=== WHAT YOU SHOULD DO ===
The required output is the block of lines from the line with "Clone this diagram in TikZ." to the line with "minimum width=150pt] (hUse)", endpoints included and pictures omitted.

=== DATA ROWS ===
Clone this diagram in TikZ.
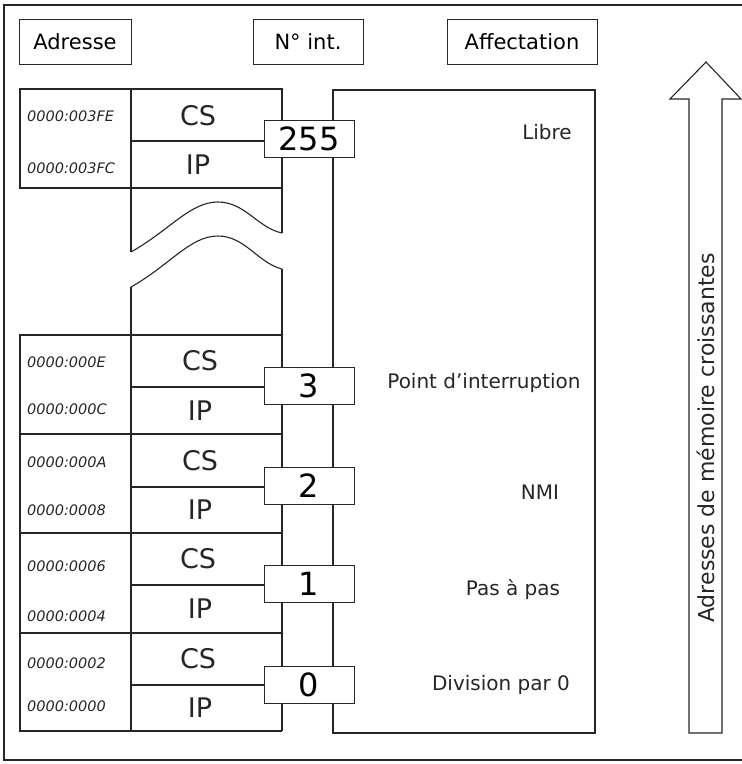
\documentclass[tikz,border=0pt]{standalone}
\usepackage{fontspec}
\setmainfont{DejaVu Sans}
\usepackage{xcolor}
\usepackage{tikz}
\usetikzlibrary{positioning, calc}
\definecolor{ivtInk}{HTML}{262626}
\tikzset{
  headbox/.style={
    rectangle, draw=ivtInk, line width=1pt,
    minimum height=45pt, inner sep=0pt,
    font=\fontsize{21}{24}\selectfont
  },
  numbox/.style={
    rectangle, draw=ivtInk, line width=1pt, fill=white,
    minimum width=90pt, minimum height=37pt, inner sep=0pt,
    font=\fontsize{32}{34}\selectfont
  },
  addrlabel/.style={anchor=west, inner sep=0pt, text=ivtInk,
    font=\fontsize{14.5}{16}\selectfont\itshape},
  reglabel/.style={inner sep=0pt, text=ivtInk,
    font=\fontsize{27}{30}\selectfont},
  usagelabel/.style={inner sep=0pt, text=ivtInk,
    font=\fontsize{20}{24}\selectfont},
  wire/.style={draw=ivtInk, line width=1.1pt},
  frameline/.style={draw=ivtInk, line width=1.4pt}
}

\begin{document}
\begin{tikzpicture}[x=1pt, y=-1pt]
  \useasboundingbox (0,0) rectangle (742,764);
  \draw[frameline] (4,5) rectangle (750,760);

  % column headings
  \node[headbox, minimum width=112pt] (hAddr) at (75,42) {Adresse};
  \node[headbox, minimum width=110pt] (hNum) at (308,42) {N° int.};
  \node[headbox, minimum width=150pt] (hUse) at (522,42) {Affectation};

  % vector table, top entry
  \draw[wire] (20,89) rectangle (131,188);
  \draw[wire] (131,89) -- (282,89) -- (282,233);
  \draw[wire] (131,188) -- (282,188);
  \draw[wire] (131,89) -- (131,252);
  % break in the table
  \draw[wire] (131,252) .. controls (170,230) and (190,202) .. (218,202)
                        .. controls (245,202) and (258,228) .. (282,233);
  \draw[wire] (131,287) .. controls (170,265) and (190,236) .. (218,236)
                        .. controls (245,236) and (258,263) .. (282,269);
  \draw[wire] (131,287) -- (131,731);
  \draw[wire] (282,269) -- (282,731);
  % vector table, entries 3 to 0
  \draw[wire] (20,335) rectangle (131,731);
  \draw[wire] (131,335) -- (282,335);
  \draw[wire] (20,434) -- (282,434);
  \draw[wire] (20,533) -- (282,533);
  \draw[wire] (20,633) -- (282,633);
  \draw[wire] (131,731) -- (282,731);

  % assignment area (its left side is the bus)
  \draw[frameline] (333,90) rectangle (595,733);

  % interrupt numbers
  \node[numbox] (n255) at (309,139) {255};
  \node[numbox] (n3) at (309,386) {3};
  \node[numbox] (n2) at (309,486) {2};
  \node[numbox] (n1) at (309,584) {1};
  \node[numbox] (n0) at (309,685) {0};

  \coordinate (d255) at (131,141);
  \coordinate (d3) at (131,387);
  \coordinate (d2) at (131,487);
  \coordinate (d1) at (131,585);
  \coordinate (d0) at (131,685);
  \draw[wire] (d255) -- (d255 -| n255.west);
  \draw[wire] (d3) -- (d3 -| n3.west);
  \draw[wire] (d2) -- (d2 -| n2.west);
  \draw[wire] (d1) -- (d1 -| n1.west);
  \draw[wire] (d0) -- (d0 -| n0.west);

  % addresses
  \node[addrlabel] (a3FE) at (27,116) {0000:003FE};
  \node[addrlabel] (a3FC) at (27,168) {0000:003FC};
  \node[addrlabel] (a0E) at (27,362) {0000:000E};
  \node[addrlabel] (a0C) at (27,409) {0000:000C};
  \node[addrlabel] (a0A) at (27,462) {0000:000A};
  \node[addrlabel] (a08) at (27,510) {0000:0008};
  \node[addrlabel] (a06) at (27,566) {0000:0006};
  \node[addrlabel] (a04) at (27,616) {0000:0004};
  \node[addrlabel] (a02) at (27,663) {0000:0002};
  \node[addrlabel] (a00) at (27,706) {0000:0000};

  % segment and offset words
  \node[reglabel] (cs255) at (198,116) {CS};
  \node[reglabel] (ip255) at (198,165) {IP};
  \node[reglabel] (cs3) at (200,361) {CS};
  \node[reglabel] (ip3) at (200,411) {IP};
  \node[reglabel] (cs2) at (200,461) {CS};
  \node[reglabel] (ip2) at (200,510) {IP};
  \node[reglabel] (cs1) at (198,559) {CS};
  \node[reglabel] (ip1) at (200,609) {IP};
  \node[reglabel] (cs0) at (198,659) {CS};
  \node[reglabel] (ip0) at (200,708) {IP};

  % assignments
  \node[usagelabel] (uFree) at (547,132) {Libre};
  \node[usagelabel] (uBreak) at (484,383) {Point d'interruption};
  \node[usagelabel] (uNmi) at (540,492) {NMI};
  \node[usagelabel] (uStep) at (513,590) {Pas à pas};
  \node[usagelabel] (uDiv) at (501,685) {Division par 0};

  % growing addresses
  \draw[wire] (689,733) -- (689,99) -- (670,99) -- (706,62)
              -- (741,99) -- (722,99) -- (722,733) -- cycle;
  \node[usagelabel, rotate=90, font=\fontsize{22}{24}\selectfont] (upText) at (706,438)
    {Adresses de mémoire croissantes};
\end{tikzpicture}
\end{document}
==
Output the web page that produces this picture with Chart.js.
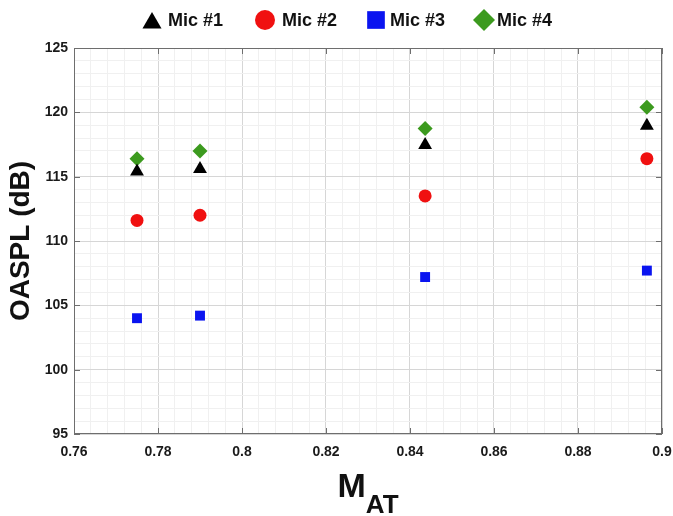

=== SOLUTION FOR THIS PROBLEM ===
Clone this diagram in TikZ.
\documentclass[tikz,border=0pt]{standalone}
\usepackage{fontspec}
\setmainfont{DejaVu Sans}
\usepackage{xcolor}
\usepackage{tikz}
\usetikzlibrary{positioning, calc}
\definecolor{ivtInk}{HTML}{262626}
\tikzset{
  headbox/.style={
    rectangle, draw=ivtInk, line width=1pt,
    minimum height=45pt, inner sep=0pt,
    font=\fontsize{21}{24}\selectfont
  },
  numbox/.style={
    rectangle, draw=ivtInk, line width=1pt, fill=white,
    minimum width=90pt, minimum height=37pt, inner sep=0pt,
    font=\fontsize{32}{34}\selectfont
  },
  addrlabel/.style={anchor=west, inner sep=0pt, text=ivtInk,
    font=\fontsize{14.5}{16}\selectfont\itshape},
  reglabel/.style={inner sep=0pt, text=ivtInk,
    font=\fontsize{27}{30}\selectfont},
  usagelabel/.style={inner sep=0pt, text=ivtInk,
    font=\fontsize{20}{24}\selectfont},
  wire/.style={draw=ivtInk, line width=1.1pt},
  frameline/.style={draw=ivtInk, line width=1.4pt}
}

\begin{document}
\begin{tikzpicture}[x=1pt, y=-1pt]
  \useasboundingbox (0,0) rectangle (742,764);
  \draw[frameline] (4,5) rectangle (750,760);

  % column headings
  \node[headbox, minimum width=112pt] (hAddr) at (75,42) {Adresse};
  \node[headbox, minimum width=110pt] (hNum) at (308,42) {N° int.};
  \node[headbox, minimum width=150pt] (hUse) at (522,42) {Affectation};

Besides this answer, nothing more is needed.